* Information shown:
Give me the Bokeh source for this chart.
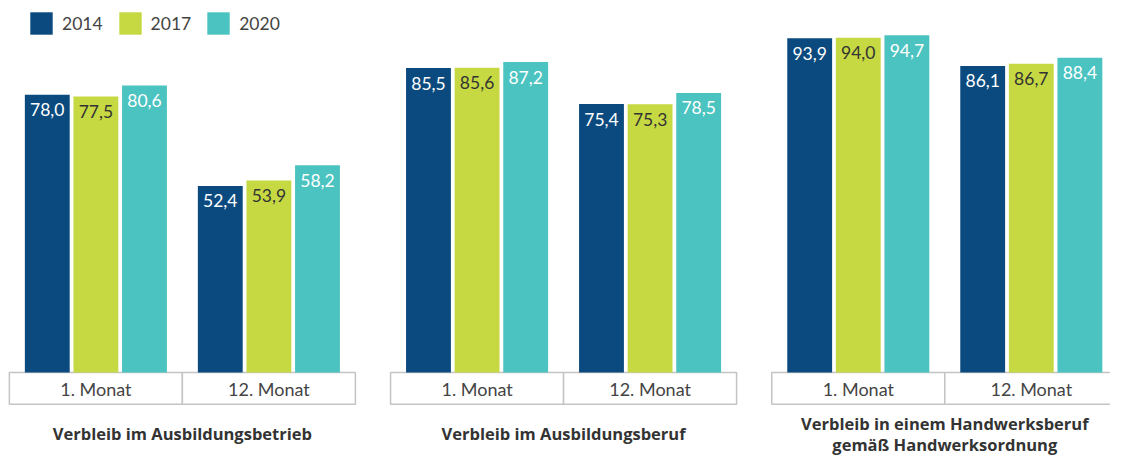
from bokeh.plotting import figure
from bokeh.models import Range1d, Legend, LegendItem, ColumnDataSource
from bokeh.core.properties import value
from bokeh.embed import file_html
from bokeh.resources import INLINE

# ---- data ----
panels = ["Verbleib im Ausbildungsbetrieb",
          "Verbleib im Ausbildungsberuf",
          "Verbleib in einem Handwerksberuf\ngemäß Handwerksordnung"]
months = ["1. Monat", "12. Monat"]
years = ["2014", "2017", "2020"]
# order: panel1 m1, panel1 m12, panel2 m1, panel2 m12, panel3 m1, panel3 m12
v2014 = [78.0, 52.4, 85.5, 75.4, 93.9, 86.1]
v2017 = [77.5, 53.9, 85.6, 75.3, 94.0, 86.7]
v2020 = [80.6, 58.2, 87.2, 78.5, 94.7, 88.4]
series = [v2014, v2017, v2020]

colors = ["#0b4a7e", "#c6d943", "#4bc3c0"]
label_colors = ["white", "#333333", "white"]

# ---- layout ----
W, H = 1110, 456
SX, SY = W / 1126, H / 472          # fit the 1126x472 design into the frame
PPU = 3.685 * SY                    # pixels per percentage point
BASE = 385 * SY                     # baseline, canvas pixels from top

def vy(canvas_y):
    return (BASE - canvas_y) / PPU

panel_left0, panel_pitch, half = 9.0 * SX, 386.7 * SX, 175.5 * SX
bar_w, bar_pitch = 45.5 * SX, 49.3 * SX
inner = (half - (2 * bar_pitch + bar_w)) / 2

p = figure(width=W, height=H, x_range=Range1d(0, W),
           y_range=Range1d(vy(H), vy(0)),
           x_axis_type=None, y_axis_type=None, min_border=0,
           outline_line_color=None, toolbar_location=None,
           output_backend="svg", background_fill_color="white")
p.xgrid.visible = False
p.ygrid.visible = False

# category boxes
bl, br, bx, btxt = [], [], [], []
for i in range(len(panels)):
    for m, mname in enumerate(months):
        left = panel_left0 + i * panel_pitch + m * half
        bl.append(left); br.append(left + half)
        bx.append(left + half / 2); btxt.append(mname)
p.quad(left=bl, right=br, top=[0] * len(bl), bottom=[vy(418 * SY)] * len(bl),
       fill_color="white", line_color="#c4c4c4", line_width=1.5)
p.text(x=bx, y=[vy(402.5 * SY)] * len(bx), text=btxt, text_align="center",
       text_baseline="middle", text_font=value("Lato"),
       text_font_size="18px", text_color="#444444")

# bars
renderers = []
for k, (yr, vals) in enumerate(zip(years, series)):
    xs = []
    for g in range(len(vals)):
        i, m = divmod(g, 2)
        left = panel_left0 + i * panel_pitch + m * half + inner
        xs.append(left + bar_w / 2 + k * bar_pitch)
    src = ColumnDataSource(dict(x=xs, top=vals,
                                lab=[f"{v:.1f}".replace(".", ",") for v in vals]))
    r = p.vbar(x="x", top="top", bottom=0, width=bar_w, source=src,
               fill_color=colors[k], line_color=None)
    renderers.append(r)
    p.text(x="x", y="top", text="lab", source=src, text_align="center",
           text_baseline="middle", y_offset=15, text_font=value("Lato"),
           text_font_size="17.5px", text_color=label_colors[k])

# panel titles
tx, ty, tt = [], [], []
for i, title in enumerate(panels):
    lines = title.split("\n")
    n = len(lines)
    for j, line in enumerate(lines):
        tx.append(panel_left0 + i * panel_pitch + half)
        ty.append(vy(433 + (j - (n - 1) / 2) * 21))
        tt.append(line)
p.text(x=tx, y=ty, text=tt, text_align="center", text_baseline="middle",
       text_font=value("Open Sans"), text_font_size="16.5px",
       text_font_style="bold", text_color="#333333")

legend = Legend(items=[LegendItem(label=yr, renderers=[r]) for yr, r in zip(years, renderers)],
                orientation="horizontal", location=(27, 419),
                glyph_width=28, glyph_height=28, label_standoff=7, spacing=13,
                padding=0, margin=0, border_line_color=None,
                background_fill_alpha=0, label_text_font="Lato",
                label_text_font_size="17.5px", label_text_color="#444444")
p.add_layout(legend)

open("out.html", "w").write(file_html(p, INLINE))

* What you should do:
Copy the listing over exactly, skipping the pictures it holds.

* Result of this exercise:
Give me the Bokeh source for this chart.
from bokeh.plotting import figure
from bokeh.models import Range1d, Legend, LegendItem, ColumnDataSource
from bokeh.core.properties import value
from bokeh.embed import file_html
from bokeh.resources import INLINE

# ---- data ----
panels = ["Verbleib im Ausbildungsbetrieb",
          "Verbleib im Ausbildungsberuf",
          "Verbleib in einem Handwerksberuf\ngemäß Handwerksordnung"]
months = ["1. Monat", "12. Monat"]
years = ["2014", "2017", "2020"]
# order: panel1 m1, panel1 m12, panel2 m1, panel2 m12, panel3 m1, panel3 m12
v2014 = [78.0, 52.4, 85.5, 75.4, 93.9, 86.1]
v2017 = [77.5, 53.9, 85.6, 75.3, 94.0, 86.7]
v2020 = [80.6, 58.2, 87.2, 78.5, 94.7, 88.4]
series = [v2014, v2017, v2020]

colors = ["#0b4a7e", "#c6d943", "#4bc3c0"]
label_colors = ["white", "#333333", "white"]

# ---- layout ----
W, H = 1110, 456
SX, SY = W / 1126, H / 472          # fit the 1126x472 design into the frame
PPU = 3.685 * SY                    # pixels per percentage point
BASE = 385 * SY                     # baseline, canvas pixels from top

def vy(canvas_y):
    return (BASE - canvas_y) / PPU

panel_left0, panel_pitch, half = 9.0 * SX, 386.7 * SX, 175.5 * SX
bar_w, bar_pitch = 45.5 * SX, 49.3 * SX
inner = (half - (2 * bar_pitch + bar_w)) / 2

p = figure(width=W, height=H, x_range=Range1d(0, W),
           y_range=Range1d(vy(H), vy(0)),
           x_axis_type=None, y_axis_type=None, min_border=0,
           outline_line_color=None, toolbar_location=None,
           output_backend="svg", background_fill_color="white")
p.xgrid.visible = False
p.ygrid.visible = False

# category boxes
bl, br, bx, btxt = [], [], [], []
for i in range(len(panels)):
    for m, mname in enumerate(months):
        left = panel_left0 + i * panel_pitch + m * half
        bl.append(left); br.append(left + half)
        bx.append(left + half / 2); btxt.append(mname)
p.quad(left=bl, right=br, top=[0] * len(bl), bottom=[vy(418 * SY)] * len(bl),
       fill_color="white", line_color="#c4c4c4", line_width=1.5)
p.text(x=bx, y=[vy(402.5 * SY)] * len(bx), text=btxt, text_align="center",
       text_baseline="middle", text_font=value("Lato"),
       text_font_size="18px", text_color="#444444")

# bars
renderers = []
for k, (yr, vals) in enumerate(zip(years, series)):
    xs = []
    for g in range(len(vals)):
        i, m = divmod(g, 2)
        left = panel_left0 + i * panel_pitch + m * half + inner
        xs.append(left + bar_w / 2 + k * bar_pitch)
    src = ColumnDataSource(dict(x=xs, top=vals,
                                lab=[f"{v:.1f}".replace(".", ",") for v in vals]))
    r = p.vbar(x="x", top="top", bottom=0, width=bar_w, source=src,
               fill_color=colors[k], line_color=None)
    renderers.append(r)
    p.text(x="x", y="top", text="lab", source=src, text_align="center",
           text_baseline="middle", y_offset=15, text_font=value("Lato"),
           text_font_size="17.5px", text_color=label_colors[k])

# panel titles
tx, ty, tt = [], [], []
for i, title in enumerate(panels):
    lines = title.split("\n")
    n = len(lines)
    for j, line in enumerate(lines):
        tx.append(panel_left0 + i * panel_pitch + half)
        ty.append(vy(433 + (j - (n - 1) / 2) * 21))
        tt.append(line)
p.text(x=tx, y=ty, text=tt, text_align="center", text_baseline="middle",
       text_font=value("Open Sans"), text_font_size="16.5px",
       text_font_style="bold", text_color="#333333")

legend = Legend(items=[LegendItem(label=yr, renderers=[r]) for yr, r in zip(years, renderers)],
                orientation="horizontal", location=(27, 419),
                glyph_width=28, glyph_height=28, label_standoff=7, spacing=13,
                padding=0, margin=0, border_line_color=None,
                background_fill_alpha=0, label_text_font="Lato",
                label_text_font_size="17.5px", label_text_color="#444444")
p.add_layout(legend)

open("out.html", "w").write(file_html(p, INLINE))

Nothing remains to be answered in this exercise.